* **To do**: Quote only the lines from the line containing "Give me the" to the line containing "from matplotlib.lines import Line2D", with both of those lines included, please, exactly as written.

/---

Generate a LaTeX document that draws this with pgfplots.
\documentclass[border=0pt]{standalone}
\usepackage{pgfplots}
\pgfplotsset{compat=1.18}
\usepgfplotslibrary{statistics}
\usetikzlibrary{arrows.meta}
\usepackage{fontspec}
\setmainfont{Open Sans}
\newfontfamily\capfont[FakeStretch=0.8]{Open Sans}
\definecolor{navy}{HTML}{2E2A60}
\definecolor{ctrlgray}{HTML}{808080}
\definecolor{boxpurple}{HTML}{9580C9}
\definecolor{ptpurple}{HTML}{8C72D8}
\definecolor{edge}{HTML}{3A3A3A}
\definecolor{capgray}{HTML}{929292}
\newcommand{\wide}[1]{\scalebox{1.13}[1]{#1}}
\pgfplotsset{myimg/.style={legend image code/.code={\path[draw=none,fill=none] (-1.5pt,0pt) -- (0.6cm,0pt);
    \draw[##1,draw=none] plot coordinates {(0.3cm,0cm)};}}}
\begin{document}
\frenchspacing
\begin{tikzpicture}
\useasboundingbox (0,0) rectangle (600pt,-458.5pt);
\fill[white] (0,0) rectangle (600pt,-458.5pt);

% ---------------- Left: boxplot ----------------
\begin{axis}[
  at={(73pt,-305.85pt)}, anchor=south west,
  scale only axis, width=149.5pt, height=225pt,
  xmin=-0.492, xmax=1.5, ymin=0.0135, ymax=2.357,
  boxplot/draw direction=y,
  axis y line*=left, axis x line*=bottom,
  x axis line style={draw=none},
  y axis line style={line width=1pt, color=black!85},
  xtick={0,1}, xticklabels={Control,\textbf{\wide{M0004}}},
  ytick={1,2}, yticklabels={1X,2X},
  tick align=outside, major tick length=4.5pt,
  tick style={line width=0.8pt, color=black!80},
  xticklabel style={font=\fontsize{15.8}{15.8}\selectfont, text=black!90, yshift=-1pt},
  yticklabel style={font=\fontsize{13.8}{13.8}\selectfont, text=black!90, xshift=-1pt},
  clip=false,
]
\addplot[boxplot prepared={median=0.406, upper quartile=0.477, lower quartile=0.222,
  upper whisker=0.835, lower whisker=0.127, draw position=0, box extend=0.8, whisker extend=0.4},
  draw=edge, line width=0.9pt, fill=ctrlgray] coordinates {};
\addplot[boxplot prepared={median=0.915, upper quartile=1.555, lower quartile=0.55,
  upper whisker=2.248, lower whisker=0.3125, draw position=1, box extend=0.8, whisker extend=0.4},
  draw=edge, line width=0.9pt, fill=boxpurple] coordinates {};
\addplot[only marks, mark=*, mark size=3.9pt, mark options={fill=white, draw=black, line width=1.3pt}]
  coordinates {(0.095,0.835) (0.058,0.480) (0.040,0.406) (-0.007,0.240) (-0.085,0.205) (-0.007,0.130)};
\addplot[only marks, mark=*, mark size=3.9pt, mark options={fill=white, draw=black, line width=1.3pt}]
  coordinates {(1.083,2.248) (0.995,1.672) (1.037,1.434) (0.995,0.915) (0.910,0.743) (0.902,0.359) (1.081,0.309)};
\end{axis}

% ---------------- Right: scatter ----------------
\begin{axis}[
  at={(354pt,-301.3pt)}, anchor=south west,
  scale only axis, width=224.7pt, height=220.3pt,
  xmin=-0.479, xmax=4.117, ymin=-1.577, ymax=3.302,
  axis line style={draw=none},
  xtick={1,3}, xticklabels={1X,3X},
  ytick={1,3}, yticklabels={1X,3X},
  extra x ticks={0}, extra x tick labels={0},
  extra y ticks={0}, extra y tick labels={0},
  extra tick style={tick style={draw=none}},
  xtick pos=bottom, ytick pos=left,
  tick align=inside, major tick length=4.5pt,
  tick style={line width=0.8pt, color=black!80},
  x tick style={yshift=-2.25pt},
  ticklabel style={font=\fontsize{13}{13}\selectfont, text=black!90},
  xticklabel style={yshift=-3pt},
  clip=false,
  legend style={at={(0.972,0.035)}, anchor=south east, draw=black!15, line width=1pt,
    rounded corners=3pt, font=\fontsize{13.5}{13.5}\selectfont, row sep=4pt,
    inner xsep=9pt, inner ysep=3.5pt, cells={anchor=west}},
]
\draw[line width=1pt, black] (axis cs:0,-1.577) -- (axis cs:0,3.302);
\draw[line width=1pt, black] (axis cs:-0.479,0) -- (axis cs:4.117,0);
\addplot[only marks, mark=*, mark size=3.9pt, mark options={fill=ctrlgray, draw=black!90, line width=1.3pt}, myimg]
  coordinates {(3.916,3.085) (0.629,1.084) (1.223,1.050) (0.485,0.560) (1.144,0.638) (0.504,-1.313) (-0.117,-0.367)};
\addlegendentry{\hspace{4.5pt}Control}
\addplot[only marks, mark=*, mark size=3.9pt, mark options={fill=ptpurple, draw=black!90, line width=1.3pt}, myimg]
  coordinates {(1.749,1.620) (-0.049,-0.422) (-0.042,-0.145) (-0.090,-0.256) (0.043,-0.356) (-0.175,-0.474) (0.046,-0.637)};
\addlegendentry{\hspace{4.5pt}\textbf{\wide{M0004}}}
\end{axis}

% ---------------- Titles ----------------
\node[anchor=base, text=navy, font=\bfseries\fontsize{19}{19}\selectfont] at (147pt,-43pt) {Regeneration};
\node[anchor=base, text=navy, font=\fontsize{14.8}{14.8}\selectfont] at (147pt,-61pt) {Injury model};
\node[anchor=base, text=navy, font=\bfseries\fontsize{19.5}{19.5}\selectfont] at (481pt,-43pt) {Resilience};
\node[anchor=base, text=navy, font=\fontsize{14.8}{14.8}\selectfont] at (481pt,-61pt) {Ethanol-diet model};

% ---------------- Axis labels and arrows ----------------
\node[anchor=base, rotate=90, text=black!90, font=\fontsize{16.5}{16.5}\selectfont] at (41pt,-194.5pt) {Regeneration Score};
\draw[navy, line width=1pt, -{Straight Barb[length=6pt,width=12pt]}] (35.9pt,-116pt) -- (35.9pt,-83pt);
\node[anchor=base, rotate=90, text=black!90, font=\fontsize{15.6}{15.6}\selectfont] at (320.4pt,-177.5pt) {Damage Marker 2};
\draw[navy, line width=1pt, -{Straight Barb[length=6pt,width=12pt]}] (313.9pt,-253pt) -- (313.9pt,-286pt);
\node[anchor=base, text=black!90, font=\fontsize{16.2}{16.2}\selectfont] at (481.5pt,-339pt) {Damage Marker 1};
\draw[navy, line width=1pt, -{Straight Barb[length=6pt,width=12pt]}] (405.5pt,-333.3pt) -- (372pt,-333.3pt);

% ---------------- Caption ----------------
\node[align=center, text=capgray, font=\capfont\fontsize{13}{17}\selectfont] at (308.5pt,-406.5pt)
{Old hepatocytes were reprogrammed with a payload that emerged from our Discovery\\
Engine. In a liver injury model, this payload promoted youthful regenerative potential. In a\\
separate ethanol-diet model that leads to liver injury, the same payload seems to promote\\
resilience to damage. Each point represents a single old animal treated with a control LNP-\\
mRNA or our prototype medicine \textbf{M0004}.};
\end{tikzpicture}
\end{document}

\---
/---

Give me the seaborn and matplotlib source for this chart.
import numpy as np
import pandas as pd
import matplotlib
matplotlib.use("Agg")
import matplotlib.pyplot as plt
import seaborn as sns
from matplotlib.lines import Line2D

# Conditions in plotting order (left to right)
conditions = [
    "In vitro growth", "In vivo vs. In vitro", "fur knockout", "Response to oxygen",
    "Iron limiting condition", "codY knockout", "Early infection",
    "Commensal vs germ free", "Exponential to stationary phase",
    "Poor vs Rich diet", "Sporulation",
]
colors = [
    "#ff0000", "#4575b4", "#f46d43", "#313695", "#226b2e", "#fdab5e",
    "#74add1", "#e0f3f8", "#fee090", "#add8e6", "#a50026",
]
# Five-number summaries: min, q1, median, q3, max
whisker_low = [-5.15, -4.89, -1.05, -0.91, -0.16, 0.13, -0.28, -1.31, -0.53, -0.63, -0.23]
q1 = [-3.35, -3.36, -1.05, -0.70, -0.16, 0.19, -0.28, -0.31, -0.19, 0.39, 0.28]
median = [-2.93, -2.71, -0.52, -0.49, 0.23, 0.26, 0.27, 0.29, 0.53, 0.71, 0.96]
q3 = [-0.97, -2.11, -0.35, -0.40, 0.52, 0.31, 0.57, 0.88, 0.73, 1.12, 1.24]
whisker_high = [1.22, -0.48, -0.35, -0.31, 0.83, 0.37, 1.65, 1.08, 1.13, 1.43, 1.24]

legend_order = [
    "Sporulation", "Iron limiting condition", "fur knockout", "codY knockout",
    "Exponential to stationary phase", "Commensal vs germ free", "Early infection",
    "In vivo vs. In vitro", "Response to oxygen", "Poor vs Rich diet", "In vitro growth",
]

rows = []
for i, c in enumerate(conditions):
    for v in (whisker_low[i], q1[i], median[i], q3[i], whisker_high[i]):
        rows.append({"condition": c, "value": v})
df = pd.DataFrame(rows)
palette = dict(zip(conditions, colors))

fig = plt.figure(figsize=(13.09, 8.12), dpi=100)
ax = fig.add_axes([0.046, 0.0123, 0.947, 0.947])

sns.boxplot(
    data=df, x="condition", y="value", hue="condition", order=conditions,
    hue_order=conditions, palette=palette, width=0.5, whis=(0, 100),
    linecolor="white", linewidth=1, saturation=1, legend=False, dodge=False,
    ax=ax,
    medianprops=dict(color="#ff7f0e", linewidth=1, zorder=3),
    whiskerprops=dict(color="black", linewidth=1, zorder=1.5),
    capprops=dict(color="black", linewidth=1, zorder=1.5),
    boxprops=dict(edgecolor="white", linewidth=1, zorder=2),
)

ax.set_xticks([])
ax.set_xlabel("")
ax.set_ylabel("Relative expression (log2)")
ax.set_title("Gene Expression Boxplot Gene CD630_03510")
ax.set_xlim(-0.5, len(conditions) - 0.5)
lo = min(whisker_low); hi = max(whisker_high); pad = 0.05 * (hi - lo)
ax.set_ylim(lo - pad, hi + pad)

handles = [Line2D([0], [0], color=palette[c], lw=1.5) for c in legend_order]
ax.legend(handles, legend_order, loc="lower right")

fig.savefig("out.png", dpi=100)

\---

* **Output of the exercise**:
Give me the seaborn and matplotlib source for this chart.
import numpy as np
import pandas as pd
import matplotlib
matplotlib.use("Agg")
import matplotlib.pyplot as plt
import seaborn as sns
from matplotlib.lines import Line2D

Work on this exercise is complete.